For the copy, please give all of the data again exactly and leave the pictures out.

Information provided -
···

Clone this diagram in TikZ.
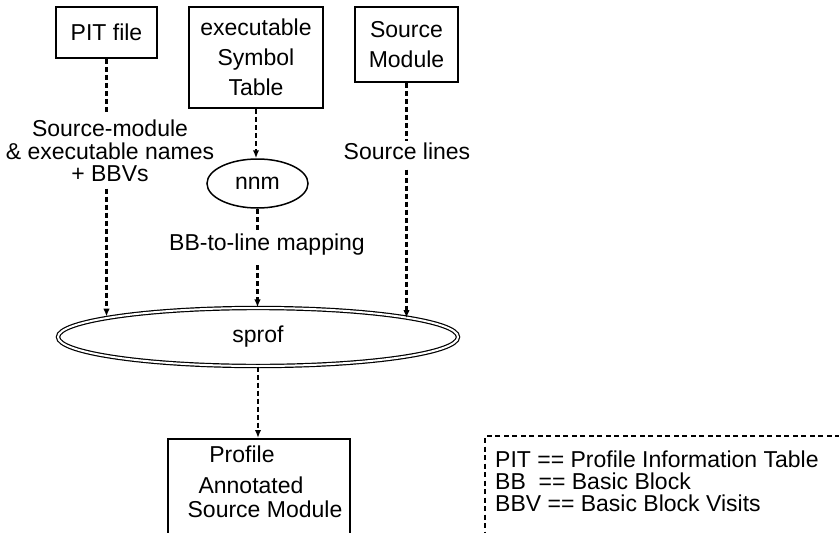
\documentclass[tikz,border=0pt]{standalone}
\usepackage{fontspec}
\setmainfont{Liberation Sans}
\usetikzlibrary{arrows.meta,shapes.geometric}
\begin{document}
\begin{tikzpicture}[x=1pt,y=-1pt,
  every node/.style={font=\fontsize{23}{30}\selectfont},
  box/.style={draw, line width=1.8pt, inner sep=0pt, align=center},
  dashline/.style={line width=2.2pt, dash pattern=on 5pt off 3pt},
  conn/.style={dashline, -{Latex[length=8pt,width=6.5pt]}},
  lab/.style={inner xsep=1pt, align=center, font=\fontsize{23}{22.5}\selectfont},
  txt/.style={inner sep=0pt, anchor=base},
  legtxt/.style={inner sep=0pt, anchor=base west}]
\useasboundingbox (0,0) rectangle (839,533);
% boxes
\node[box, minimum width=101pt, minimum height=51pt] (pit) at (106.5,32.5) {PIT file};
\node[box, minimum width=134pt, minimum height=101pt] (exe) at (256,57.5) {executable\\Symbol\\Table};
\node[box, minimum width=103pt, minimum height=75pt] (src) at (406.5,44.5) {Source\\Module};
\node[draw, ellipse, line width=1.5pt, minimum width=101pt, minimum height=49pt, inner sep=0pt] (nnm) at (257.5,183.5) {nnm};
\node[draw, ellipse, double, double distance=2pt, line width=1.2pt, minimum width=400pt, minimum height=58pt, inner sep=0pt] (sprof) at (258,337) {sprof};
\node[box, minimum width=182pt, minimum height=130pt, anchor=north] (prof) at (259,438) {};
\node[txt] (p1) at (242,462) {Profile};
\node[txt] (p2) at (251,493) {Annotated};
\node[txt] (p3) at (265,517) {Source Module};
% labels
\node[lab, inner ysep=6.5pt] (l1) at (110,151) {Source-module\\ \& executable names\\ + BBVs};
\node[lab, anchor=base, inner ysep=0.5pt, text height=17pt, text depth=10pt] (l2) at (407,159) {Source lines};
\node[lab, anchor=base, inner ysep=0pt, text height=18pt, text depth=15pt] (l3) at (267,250) {BB-to-line mapping};
% connectors
\draw[dashline] (pit.south) -- (pit.south |- l1.north);
\draw[conn] (pit.south |- l1.south) -- (pit.south |- sprof.172.9);
\draw[dashline] (src.south) -- (src.south |- l2.north);
\draw[conn] (src.south |- l2.south) -- (src.south |- sprof.7.3);
\draw[conn] (exe.south) -- (exe.south |- nnm.north);
\draw[dashline] (nnm.south) -- (nnm.south |- l3.north);
\draw[conn] (nnm.south |- l3.south) -- (nnm.south |- sprof.north);
\draw[conn] (sprof.south) -- (sprof.south |- prof.north);
% legend
\node[draw, line width=2pt, dash pattern=on 5pt off 3.5pt, minimum width=400pt, minimum height=150pt, anchor=north west, inner sep=0pt] (leg) at (484,435) {};
\node[legtxt] (t1) at (495,467) {PIT == Profile Information Table};
\node[legtxt] (t2) at (495,489) {BB\ \ == Basic Block};
\node[legtxt] (t3) at (495,511) {BBV == Basic Block Visits};
\end{tikzpicture}
\end{document}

···

Solution to the exercise -
Clone this diagram in TikZ.
\documentclass[tikz,border=0pt]{standalone}
\usepackage{fontspec}
\setmainfont{Liberation Sans}
\usetikzlibrary{arrows.meta,shapes.geometric}
\begin{document}
\begin{tikzpicture}[x=1pt,y=-1pt,
  every node/.style={font=\fontsize{23}{30}\selectfont},
  box/.style={draw, line width=1.8pt, inner sep=0pt, align=center},
  dashline/.style={line width=2.2pt, dash pattern=on 5pt off 3pt},
  conn/.style={dashline, -{Latex[length=8pt,width=6.5pt]}},
  lab/.style={inner xsep=1pt, align=center, font=\fontsize{23}{22.5}\selectfont},
  txt/.style={inner sep=0pt, anchor=base},
  legtxt/.style={inner sep=0pt, anchor=base west}]
\useasboundingbox (0,0) rectangle (839,533);
% boxes
\node[box, minimum width=101pt, minimum height=51pt] (pit) at (106.5,32.5) {PIT file};
\node[box, minimum width=134pt, minimum height=101pt] (exe) at (256,57.5) {executable\\Symbol\\Table};
\node[box, minimum width=103pt, minimum height=75pt] (src) at (406.5,44.5) {Source\\Module};
\node[draw, ellipse, line width=1.5pt, minimum width=101pt, minimum height=49pt, inner sep=0pt] (nnm) at (257.5,183.5) {nnm};
\node[draw, ellipse, double, double distance=2pt, line width=1.2pt, minimum width=400pt, minimum height=58pt, inner sep=0pt] (sprof) at (258,337) {sprof};
\node[box, minimum width=182pt, minimum height=130pt, anchor=north] (prof) at (259,438) {};
\node[txt] (p1) at (242,462) {Profile};
\node[txt] (p2) at (251,493) {Annotated};
\node[txt] (p3) at (265,517) {Source Module};
% labels
\node[lab, inner ysep=6.5pt] (l1) at (110,151) {Source-module\\ \& executable names\\ + BBVs};
\node[lab, anchor=base, inner ysep=0.5pt, text height=17pt, text depth=10pt] (l2) at (407,159) {Source lines};
\node[lab, anchor=base, inner ysep=0pt, text height=18pt, text depth=15pt] (l3) at (267,250) {BB-to-line mapping};
% connectors
\draw[dashline] (pit.south) -- (pit.south |- l1.north);
\draw[conn] (pit.south |- l1.south) -- (pit.south |- sprof.172.9);
\draw[dashline] (src.south) -- (src.south |- l2.north);
\draw[conn] (src.south |- l2.south) -- (src.south |- sprof.7.3);
\draw[conn] (exe.south) -- (exe.south |- nnm.north);
\draw[dashline] (nnm.south) -- (nnm.south |- l3.north);
\draw[conn] (nnm.south |- l3.south) -- (nnm.south |- sprof.north);
\draw[conn] (sprof.south) -- (sprof.south |- prof.north);
% legend
\node[draw, line width=2pt, dash pattern=on 5pt off 3.5pt, minimum width=400pt, minimum height=150pt, anchor=north west, inner sep=0pt] (leg) at (484,435) {};
\node[legtxt] (t1) at (495,467) {PIT == Profile Information Table};
\node[legtxt] (t2) at (495,489) {BB\ \ == Basic Block};
\node[legtxt] (t3) at (495,511) {BBV == Basic Block Visits};
\end{tikzpicture}
\end{document}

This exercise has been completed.